# Compute the order of growth of a program

Combination : is a set
Permutation : is an ordered set

Permutations with repetition: n possibilities for the first choice, n for the second choice and so on:

$n^k \\$

*All* the permutations without repetition of a set N are given by

$n(n-1)(n-2)…(1) = n! \\$

whereas the permutations of, say, 3 items for a set of N elements are

$n(n-1)(n-2) \\$

which you can generalize to

$\frac{n!} {(n – k)!} \\$

(For n = 5 it means $${ 5! \over 2!} = { 5 \times 4 \times 3 \times 2 \times 1 \over 2 \times 1}$$ ).

If you want a combination of k itmes out of a set of N elements, you do permutations/redundancies; in terms of combination, a “redundency” is every single way you can arrange N elements… that is, the permutations of N. Therefore you sort of “undo” the permutation by dividing over k!, obtaining

$\frac{n!}{k!(n-k)!} = {n \choose k}$

In fact, we just saw that a combination of N elements has N! permutations. Therefore, given a permutation of N, it would suffice to divide it over N! to have a combination back.

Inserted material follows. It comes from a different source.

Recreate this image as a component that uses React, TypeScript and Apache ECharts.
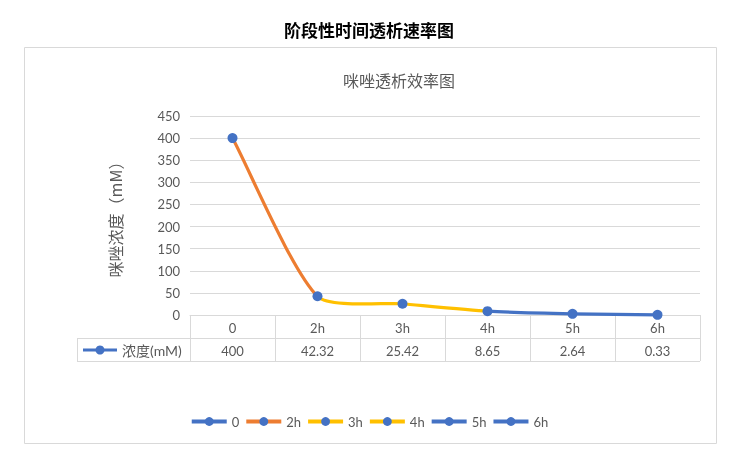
import React, { useEffect, useRef } from "react";
import * as echarts from "echarts";

const categories = ["0", "2h", "3h", "4h", "5h", "6h"];
const values = [400, 42.32, 25.42, 8.65, 2.64, 0.33];
const legendColors = ["#4472C4", "#ED7D31", "#FFC000", "#FFC000", "#4472C4", "#4472C4"];
const seriesName = "浓度(mM)";
const mainTitle = "阶段性时间透析速率图";
const subTitle = "咪唑透析效率图";
const yName = "咪唑浓度（mM）";

const BLUE = "#4472C4";
const GRID_COLOR = "#d9d9d9";
const TEXT = "#595959";
const FONT = "Lato, 'Noto Sans CJK SC', sans-serif";

export default function App() {
  const ref = useRef<HTMLDivElement>(null);
  useEffect(() => {
    document.body.style.margin = "0";
    const chart = echarts.init(ref.current!, undefined, { renderer: "svg" });
    const gridLeft = 190;
    const gridRight = 700;
    const gridBottomY = 315;
    const rowH = 23;
    const colLeft = 77.5;

    const legendSeries = categories.map((c, i) => ({
      name: c,
      type: "line" as const,
      data: [] as number[],
      symbol: "circle",
      symbolSize: 9,
      itemStyle: { color: BLUE },
      lineStyle: { color: legendColors[i], width: 3 },
    }));

    // smoothed segments: tangent = direction(next - prev), control length ∝ segment length
    const K = 0.2;
    const renderSegment = (params: any, api: any) => {
      const i = params.dataIndex;
      if (i === 0) return null;
      const n = values.length;
      const pt = (k: number) => {
        const kk = Math.max(0, Math.min(n - 1, k));
        return api.coord([kk, values[kk]]);
      };
      const p0 = pt(i - 2);
      const p1 = pt(i - 1);
      const p2 = pt(i);
      const p3 = pt(i + 1);
      const segLen = Math.hypot(p2[0] - p1[0], p2[1] - p1[1]);
      const unit = (a: number[], b: number[]) => {
        const dx = b[0] - a[0];
        const dy = b[1] - a[1];
        const l = Math.hypot(dx, dy) || 1;
        return [dx / l, dy / l];
      };
      const t1 = unit(p0, p2);
      const t2 = unit(p1, p3);
      const cp1x = p1[0] + t1[0] * K * segLen;
      const cp1y = p1[1] + t1[1] * K * segLen;
      const cp2x = p2[0] - t2[0] * K * segLen;
      const cp2y = p2[1] - t2[1] * K * segLen;
      return {
        type: "bezierCurve",
        shape: { x1: p1[0], y1: p1[1], x2: p2[0], y2: p2[1], cpx1: cp1x, cpy1: cp1y, cpx2: cp2x, cpy2: cp2y },
        style: { stroke: legendColors[i], lineWidth: 3.2, fill: "none", lineCap: "round" },
      };
    };

    chart.setOption({
      animation: false,
      textStyle: { fontFamily: FONT },
      title: [
        {
          text: mainTitle,
          left: "center",
          top: 16,
          textStyle: { fontSize: 17, fontWeight: "bold", color: "#000", fontFamily: "'Noto Sans CJK SC', sans-serif" },
        },
        {
          text: subTitle,
          left: 394,
          textAlign: "center",
          top: 67,
          textStyle: { fontSize: 16, fontWeight: "normal", color: TEXT, fontFamily: "'Noto Sans CJK SC', sans-serif" },
        },
      ],
      legend: {
        data: categories,
        top: 410,
        left: "center",
        itemWidth: 35,
        itemHeight: 11,
        itemGap: 5,
        lineStyle: { width: 4 },
        textStyle: { color: TEXT, fontSize: 13, fontFamily: FONT },
      },
      grid: { left: gridLeft, right: 738 - gridRight, top: 116, bottom: 469 - gridBottomY },
      xAxis: [
        {
          type: "category",
          data: categories,
          boundaryGap: true,
          axisLine: { show: true, lineStyle: { color: GRID_COLOR, width: 1 } },
          axisTick: { show: true, length: rowH, interval: 0, lineStyle: { color: GRID_COLOR } },
          axisLabel: { color: TEXT, fontSize: 13, margin: 6, interval: 0 },
          splitLine: { show: false },
        },
        {
          type: "category",
          data: categories,
          position: "bottom",
          offset: rowH,
          boundaryGap: true,
          axisLine: { show: true, lineStyle: { color: GRID_COLOR, width: 1 } },
          axisTick: { show: true, length: rowH, interval: 0, lineStyle: { color: GRID_COLOR } },
          axisLabel: {
            color: TEXT,
            fontSize: 13,
            margin: 6,
            interval: 0,
            formatter: (_v: string, i: number) => String(values[i]),
          },
        },
      ],
      yAxis: {
        type: "value",
        min: 0,
        max: 450,
        interval: 50,
        name: yName,
        nameLocation: "middle",
        nameGap: 67,
        nameTextStyle: { color: TEXT, fontSize: 16, fontFamily: "'Noto Sans CJK SC', sans-serif" },
        axisLine: { show: false },
        axisTick: { show: false },
        axisLabel: { color: TEXT, fontSize: 13, margin: 10 },
        splitLine: { lineStyle: { color: GRID_COLOR, width: 1 } },
      },
      series: [
        {
          name: seriesName,
          type: "custom",
          data: values.map((v, i) => [i, v]),
          encode: { x: 0, y: 1 },
          renderItem: renderSegment,
          clip: false,
          z: 2,
        },
        {
          name: seriesName + " ",
          type: "scatter",
          data: values,
          symbol: "circle",
          symbolSize: 10,
          itemStyle: { color: BLUE, opacity: 1 },
          z: 3,
        },
        ...legendSeries,
      ],
      graphic: [
        {
          type: "rect",
          shape: { x: 24.5, y: 47.5, width: 692, height: 396 },
          style: { fill: "none", stroke: GRID_COLOR, lineWidth: 1 },
        },
        {
          type: "line",
          shape: { x1: colLeft, y1: gridBottomY + rowH + 0.5, x2: gridLeft, y2: gridBottomY + rowH + 0.5 },
          style: { stroke: GRID_COLOR, lineWidth: 1 },
        },
        {
          type: "line",
          shape: { x1: colLeft, y1: gridBottomY + 2 * rowH + 0.5, x2: gridRight, y2: gridBottomY + 2 * rowH + 0.5 },
          style: { stroke: GRID_COLOR, lineWidth: 1 },
        },
        {
          type: "line",
          shape: { x1: colLeft, y1: gridBottomY + rowH, x2: colLeft, y2: gridBottomY + 2 * rowH + 1 },
          style: { stroke: GRID_COLOR, lineWidth: 1 },
        },
        {
          type: "line",
          shape: { x1: 83, y1: gridBottomY + rowH * 1.5 + 0.5, x2: 117, y2: gridBottomY + rowH * 1.5 + 0.5 },
          style: { stroke: BLUE, lineWidth: 3 },
        },
        {
          type: "circle",
          shape: { cx: 100, cy: gridBottomY + rowH * 1.5 + 0.5, r: 4.5 },
          style: { fill: BLUE },
        },
        {
          type: "text",
          x: 122,
          y: gridBottomY + rowH * 1.5 + 0.5,
          style: { text: seriesName, fill: TEXT, fontSize: 14, fontFamily: FONT, verticalAlign: "middle", align: "left" },
        },
      ],
    });
    return () => chart.dispose();
  }, []);
  return <div ref={ref} style={{ width: 738, height: 469, position: "fixed", left: 0, top: 0 }} />;
}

However, this formula is called binomial factorial and reads n choose r. Keep in mind that when you find, say, $$n \choose 3$$ it is easier to solve it as $${n(n-1)(n-1) \over 3! }$$ rather than plug the values in the above formula and deal with a mess of calculations, where $$n(n-1)(n-2)$$ is the worked out version of $$\frac{n!} {(n – k)!}$$ for k being 3.

With this in mind, let’s see how to compute the order of growth of some little programs. Disclaimer: most of times is enough to pick the array accesses as a proxy for the running time, since it is often the most expensive operation.

2 Sum:

int count = 0;
for (int i = 0; i < N; i++)
for (int j = i+1; j < N; j++)
if (a[i] + a[j] == 0)
count++;


The number of different combinations of a[i] and a[j] here is $$n \choose 2$$ – that is, the number of times the j loop is executed; and each combination involves 2 array accesses. Therefore, the overall number of array accesses is given by

${n \choose 2} = \frac {n(n-1)} {2!} \times 2 = \sim N^2 \\$

Obvious stuff to pay attention to:
-> $$n(n-1)$$ is the result of $${n! \over (n – k)!}$$, as I just said above;
-> the order of growth for the j loop alone is $${1 \over 2 }N^2$$, for the 2-sum is $$N^2$$.

If you manually “unroll” the loop, you’ll note indeed that the j-loop is executed n-1 times for the first i-loop (from 0+1 to 0+N), n-2 times for the second i-loop (from 1+2 to 1+N) for a total of $$(n-1) + (n-2) + (n-3) + … + 1$$, which is in fact $${n (n-1) \over 2}$$.

Another example:

3 Sum:

int count = 0;
for (int i = 0; i < N; i++)
for (int j = i+1; j < N; j++)
for (int k = j+1; k < N; k++)
if (a[i] + a[j] + a[k] == 0)
count++;


Which is basically the same story: different combinations times array access for each inner loop yields

${n \choose 3} = \frac {n(n-1)(n-2)} {3!} \times 3 = \sim {1 \over 6} N^3 \times 3 = \sim {1 \over 2} N^3 \\$

although the function describing only the k loop is $$\frac{n^3}{6} – \frac{n^2}{2} – \frac{n}{3}$$.

Another example:

int sum = 0;
for (int i = 0; i < N; i++)
for (int j = i+1; j < N; j++)
for (int k = 1; k < N; k = k*2)
if (a[i] + a[j] >= a[k])
sum++


The k-loop is executed log(N) times, and each time it involves 3 accesses. The j-loop is the 2-sum $${1 \over 2} N^2$$ , resulting in

$3 \times \log N + {1 \over 2} N^2 = {3 \over 2} N^2 \log N \\$

Another dependent nested loop:

for (j = 1; j < N; j++)
for (k = 1; k < 3*j; k++)
x = x + j;


The k-loop executes 3 times (1+2+3+…+ N), a well-known series.

$3 (1 + 2 + 3 + … + N) = 3 {n(n+1) \over 2} = {3 \over 2}N^2 + N \\$

Example:

int sum = 0;
for (int i = 0; i*i < N; i++)
for (int j = 0; j*j < N*N*N; j++)
sum++;


Note that the two loops here are completely independent from each other.

$N^\frac{1}{2} \times N^{ \frac{1}{2} \times 3} = N^2 \\$

Slightly tricky one:

int sum = 0;
for (int i = 1; i <= N*N*N; i++)
for (int j = i+1; j <= N; j++)
sum++;


The i-loop runs $$N^3$$ times, but the j-loop runs only if i < N.!
Therefore the oog is only $$N^3 + N$$ and not $$N^4$$.